You should have one template pic not 4.
that is expected. you cannot do real "object detection" like this, waste of time.
opencv's feature matching algorithms are meant to find a homography for parts of the same, known scene. they do not know anything about "objects", and you cannot use arbitrary images.
if you think of it, what you're trying is even to recognize certain books at the same time.
and detecting books is also terribly difficult, since the "inner class variance" is so high
So is there any way to solve the problem? Following some tutorials I've seen they use SIFT features, but I'm not allowed to do it.
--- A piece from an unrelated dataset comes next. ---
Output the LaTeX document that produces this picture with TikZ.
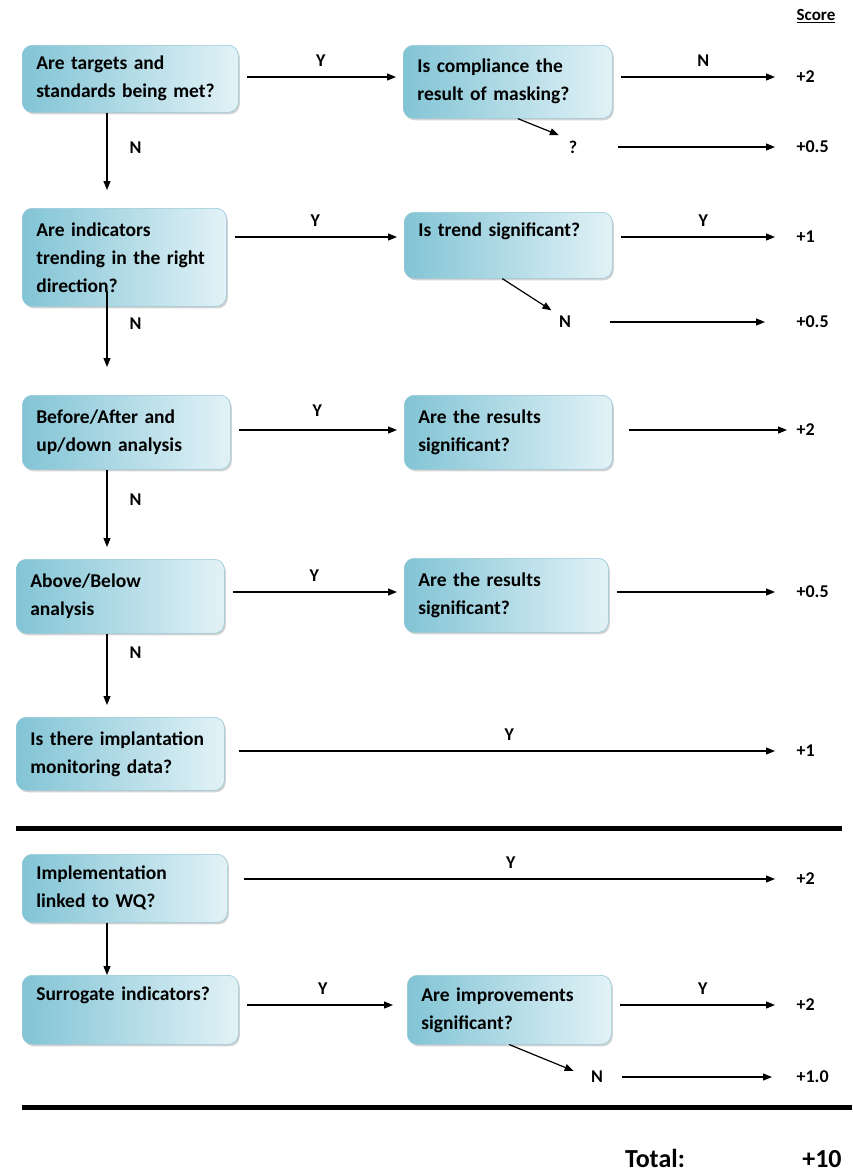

Also the whole algorithm looks the same of mine, so I really don't get it
idk, what tutorials you've seen there, but you (or someone there) must have misunderstood the idea.
Since other people had the same problems (everyone ahahah) we asked to use SIFT features and now it works. Thanks y'all!